Não há curiosidade genuína, nem aprofundamento, nem reflexão sobre como aquela ferramenta poderia realmente ampliar a performance ou resolver um problema concreto. É um uso automático – quase simbólico – que reforça a aparência de modernidade, no entanto, não constrói competência.
O resultado é um tipo de profissional que sabe “usar” IA, mas não sabe pensar, atuar e inovar com a tecnologia. E essa diferença, que pode parecer tão sutil, é determinante para o desenvolvimento de uma carreira nos tempos atuais.
Veja que a demanda não é por conhecimento técnico acerca da inovação. Ninguém está pedindo que os novos talentos tenham pós-doutorado em ciência da computação ou engenharia de dados. O ponto é ser capaz de ir além do modismo porque tendências vêm e vão, porém, a capacidade de pensar de forma crítica, conectar ideias e aprender de forma contínua permanece.

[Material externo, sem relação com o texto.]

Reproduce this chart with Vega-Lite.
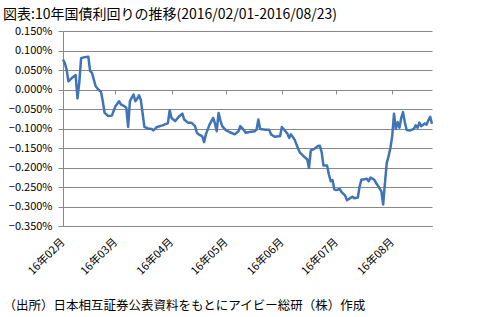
{
  "$schema": "https://vega.github.io/schema/vega-lite/v6.json",
  "width": 369,
  "height": 195,
  "autosize": {"type": "none"},
  "padding": {"left": 63, "top": 31, "right": 48, "bottom": 91},
  "background": "white",
  "config": {"view": {"stroke": null}, "font": "Noto Sans CJK JP"},
  "title": {
    "text": "図表:10年国債利回りの推移(2016/02/01-2016/08/23)",
    "anchor": "start", "frame": "group", "dx": -60, "offset": 3,
    "fontSize": 14, "fontWeight": "normal", "color": "#000000", "font": "Noto Sans CJK JP"
  },
  "data": {"values": [
    {"d":"2016-02-01","v":0.077},{"d":"2016-02-02","v":0.068},{"d":"2016-02-03","v":0.051},{"d":"2016-02-04","v":0.021},
    {"d":"2016-02-06","v":0.030},{"d":"2016-02-08","v":0.037},{"d":"2016-02-09","v":-0.023},{"d":"2016-02-10","v":0.017},
    {"d":"2016-02-11","v":0.080},{"d":"2016-02-13","v":0.083},{"d":"2016-02-15","v":0.084},{"d":"2016-02-16","v":0.047},
    {"d":"2016-02-17","v":0.043},{"d":"2016-02-18","v":0.026},{"d":"2016-02-19","v":0.009},{"d":"2016-02-20","v":0.003},
    {"d":"2016-02-21","v":-0.002},{"d":"2016-02-22","v":-0.006},{"d":"2016-02-23","v":-0.030},{"d":"2016-02-24","v":-0.060},
    {"d":"2016-02-26","v":-0.068},{"d":"2016-02-28","v":-0.067},{"d":"2016-03-01","v":-0.043},{"d":"2016-03-03","v":-0.030},
    {"d":"2016-03-04","v":-0.038},{"d":"2016-03-06","v":-0.043},{"d":"2016-03-07","v":-0.047},{"d":"2016-03-08","v":-0.096},
    {"d":"2016-03-09","v":-0.030},{"d":"2016-03-10","v":-0.021},{"d":"2016-03-11","v":-0.013},{"d":"2016-03-12","v":-0.030},
    {"d":"2016-03-13","v":-0.024},{"d":"2016-03-14","v":-0.015},{"d":"2016-03-15","v":-0.026},{"d":"2016-03-17","v":-0.096},
    {"d":"2016-03-19","v":-0.100},{"d":"2016-03-21","v":-0.101},{"d":"2016-03-22","v":-0.105},{"d":"2016-03-24","v":-0.096},
    {"d":"2016-03-27","v":-0.092},{"d":"2016-03-29","v":-0.088},{"d":"2016-03-30","v":-0.086},{"d":"2016-03-31","v":-0.053},
    {"d":"2016-04-01","v":-0.073},{"d":"2016-04-03","v":-0.081},{"d":"2016-04-05","v":-0.070},{"d":"2016-04-07","v":-0.062},
    {"d":"2016-04-08","v":-0.077},{"d":"2016-04-10","v":-0.085},{"d":"2016-04-12","v":-0.085},{"d":"2016-04-14","v":-0.094},
    {"d":"2016-04-15","v":-0.111},{"d":"2016-04-16","v":-0.115},{"d":"2016-04-18","v":-0.120},{"d":"2016-04-19","v":-0.135},
    {"d":"2016-04-20","v":-0.115},{"d":"2016-04-22","v":-0.090},{"d":"2016-04-24","v":-0.073},{"d":"2016-04-25","v":-0.087},
    {"d":"2016-04-26","v":-0.107},{"d":"2016-04-27","v":-0.060},{"d":"2016-04-28","v":-0.079},{"d":"2016-04-29","v":-0.094},
    {"d":"2016-05-01","v":-0.104},{"d":"2016-05-03","v":-0.109},{"d":"2016-05-06","v":-0.115},{"d":"2016-05-08","v":-0.107},
    {"d":"2016-05-09","v":-0.094},{"d":"2016-05-11","v":-0.104},{"d":"2016-05-12","v":-0.111},{"d":"2016-05-14","v":-0.109},
    {"d":"2016-05-17","v":-0.107},{"d":"2016-05-18","v":-0.103},{"d":"2016-05-19","v":-0.077},{"d":"2016-05-20","v":-0.101},
    {"d":"2016-05-23","v":-0.103},{"d":"2016-05-25","v":-0.103},{"d":"2016-05-26","v":-0.115},{"d":"2016-05-28","v":-0.121},
    {"d":"2016-05-30","v":-0.120},{"d":"2016-05-31","v":-0.120},{"d":"2016-06-01","v":-0.096},{"d":"2016-06-03","v":-0.107},
    {"d":"2016-06-04","v":-0.113},{"d":"2016-06-05","v":-0.124},{"d":"2016-06-06","v":-0.115},{"d":"2016-06-08","v":-0.128},
    {"d":"2016-06-10","v":-0.152},{"d":"2016-06-11","v":-0.162},{"d":"2016-06-13","v":-0.171},{"d":"2016-06-15","v":-0.179},
    {"d":"2016-06-16","v":-0.201},{"d":"2016-06-17","v":-0.156},{"d":"2016-06-19","v":-0.152},{"d":"2016-06-21","v":-0.145},
    {"d":"2016-06-22","v":-0.144},{"d":"2016-06-23","v":-0.161},{"d":"2016-06-24","v":-0.195},{"d":"2016-06-26","v":-0.195},
    {"d":"2016-06-27","v":-0.218},{"d":"2016-06-28","v":-0.235},{"d":"2016-06-29","v":-0.232},{"d":"2016-06-30","v":-0.256},
    {"d":"2016-07-01","v":-0.258},{"d":"2016-07-03","v":-0.255},{"d":"2016-07-04","v":-0.263},{"d":"2016-07-06","v":-0.272},
    {"d":"2016-07-07","v":-0.284},{"d":"2016-07-09","v":-0.278},{"d":"2016-07-10","v":-0.275},{"d":"2016-07-11","v":-0.279},
    {"d":"2016-07-13","v":-0.277},{"d":"2016-07-14","v":-0.248},{"d":"2016-07-15","v":-0.231},{"d":"2016-07-16","v":-0.231},
    {"d":"2016-07-18","v":-0.229},{"d":"2016-07-19","v":-0.235},{"d":"2016-07-20","v":-0.226},{"d":"2016-07-22","v":-0.231},
    {"d":"2016-07-23","v":-0.239},{"d":"2016-07-24","v":-0.246},{"d":"2016-07-26","v":-0.261},{"d":"2016-07-27","v":-0.295},
    {"d":"2016-07-28","v":-0.239},{"d":"2016-07-29","v":-0.188},{"d":"2016-07-30","v":-0.171},{"d":"2016-07-31","v":-0.150},
    {"d":"2016-08-01","v":-0.120},{"d":"2016-08-02","v":-0.062},{"d":"2016-08-03","v":-0.101},{"d":"2016-08-04","v":-0.084},
    {"d":"2016-08-05","v":-0.098},{"d":"2016-08-06","v":-0.073},{"d":"2016-08-07","v":-0.058},{"d":"2016-08-08","v":-0.085},
    {"d":"2016-08-09","v":-0.104},{"d":"2016-08-11","v":-0.105},{"d":"2016-08-13","v":-0.101},{"d":"2016-08-14","v":-0.092},
    {"d":"2016-08-15","v":-0.098},{"d":"2016-08-16","v":-0.085},{"d":"2016-08-17","v":-0.094},{"d":"2016-08-19","v":-0.087},
    {"d":"2016-08-20","v":-0.090},{"d":"2016-08-21","v":-0.079},{"d":"2016-08-22","v":-0.070},{"d":"2016-08-23","v":-0.088}
  ]},
  "encoding": {
    "y": {
      "field": "v", "type": "quantitative",
      "scale": {"domain": [-0.35, 0.15], "nice": false, "zero": false},
      "axis": {
        "orient": "left", "title": null,
        "values": [-0.35, -0.3, -0.25, -0.2, -0.15, -0.1, -0.05, 0, 0.05, 0.1, 0.15],
        "labelExpr": "format(datum.value, '.3f') + '%'",
        "labelFontSize": 11, "labelColor": "#000000", "labelPadding": 6,
        "grid": true, "gridColor": "#888888", "gridWidth": 1,
        "domain": true, "domainColor": "#888888",
        "ticks": true, "tickSize": 5, "tickColor": "#888888"
      }
    }
  },
  "layer": [
    {
      "mark": {"type": "line", "color": "#3f74b6", "strokeWidth": 2.5, "strokeJoin": "round"},
      "encoding": {
        "x": {
          "field": "d", "type": "temporal",
          "scale": {"type": "utc", "domain": [{"year": 2016, "month": 2, "date": 1, "utc": true}, {"year": 2016, "month": 8, "date": 23, "utc": true}], "nice": false},
          "axis": {
            "orient": "bottom",
            "values": [
              {"year": 2016, "month": 2, "date": 1, "utc": true},
              {"year": 2016, "month": 3, "date": 1, "utc": true},
              {"year": 2016, "month": 4, "date": 1, "utc": true},
              {"year": 2016, "month": 5, "date": 1, "utc": true},
              {"year": 2016, "month": 6, "date": 1, "utc": true},
              {"year": 2016, "month": 7, "date": 1, "utc": true},
              {"year": 2016, "month": 8, "date": 1, "utc": true}
            ],
            "labelExpr": "'16年' + utcFormat(datum.value, '%m') + '月'",
            "labelAngle": -45, "labelAlign": "right", "labelBaseline": "middle",
            "labelFontSize": 11, "labelColor": "#000000", "labelPadding": 14,
            "grid": false, "ticks": false, "domain": true, "domainColor": "#888888",
            "title": "（出所）日本相互証券公表資料をもとにアイビー総研（株）作成",
            "titleFontSize": 12.5, "titleFontWeight": "normal", "titleColor": "#000000",
            "titleAlign": "left", "titleBaseline": "alphabetic", "titleAnchor": "start",
            "titleX": -60, "titleY": 83
          }
        }
      }
    },
    {
      "mark": {"type": "line", "opacity": 0},
      "encoding": {
        "x": {
          "field": "d", "type": "temporal",
          "axis": {
            "orient": "bottom", "offset": -136,
            "values": [
              {"year": 2016, "month": 2, "date": 1, "utc": true},
              {"year": 2016, "month": 3, "date": 1, "utc": true},
              {"year": 2016, "month": 4, "date": 1, "utc": true},
              {"year": 2016, "month": 5, "date": 1, "utc": true},
              {"year": 2016, "month": 6, "date": 1, "utc": true},
              {"year": 2016, "month": 7, "date": 1, "utc": true},
              {"year": 2016, "month": 8, "date": 1, "utc": true}
            ],
            "labels": false, "domain": false, "grid": false,
            "ticks": true, "tickSize": 4, "tickColor": "#888888", "title": null
          }
        }
      }
    }
  ],
  "resolve": {"axis": {"x": "independent"}}
}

A inteligência artificial é uma ferramenta poderosa, só que, como toda ferramenta, seu valor depende de quem a utiliza, como ela é usada e do propósito com o qual ela é aplicada. Quando a adoção da IA ou de outra tecnologia se limita a seguir o fluxo, apenas para não parecer ultrapassado, a chance é que o resultado seja raso: pouco aprendizado, pouca diferenciação e, no fim, nenhuma transformação real.
No entanto, se há um conhecimento mais profundo e uma estratégia realmente pensada, a tecnologia deixa de ser vitrine e passa a ser alavanca. Ela amplia a visão, impulsiona a tomada de decisão e fortalece competências humanas que continuarão sendo essenciais, como análise, empatia e criatividade.
Quem acredita que a bolha deve estourar argumenta que esse efeito vem, em parte, do mau uso da IA. Muitos negócios que receberam investimentos, na verdade, utilizaram a inteligência artificial apenas como uma “nova embalagem” para serviços que já existiam e isso, inevitavelmente, cria uma quebra de expectativa. A frustração é grande, afinal as promessas eram de revolução, mas o que se entregou foi apenas uma versão repaginada do que já existia.
Por um tempo, essa estratégia até sustenta manchetes, atrai capital e gera visibilidade. Contudo, sem inovação concreta, a confiança se desgasta.
Da mesma forma, profissionais que apenas “se vestem” de digitais, sem mudar de fato a forma de pensar e atuar, também acabam gerando essa quebra de expectativa. No início, o discurso pode até convencer – um currículo atualizado, menções a ferramentas da moda, palavras-chave alinhadas às tendências -, só que, com o tempo, a prática revela o quanto há (ou não) de consistência por trás da aparência.
O problema de tratar a IA como uma embalagem também vale para a carreira: quando a forma se sobrepõe ao conteúdo, o resultado pode até parecer moderno, mas é vazio. Como se diz na moda: o visual não para de pé. E o mercado, assim como os investidores, têm cada vez menos paciência com a estética vazia disfarçada de inovação.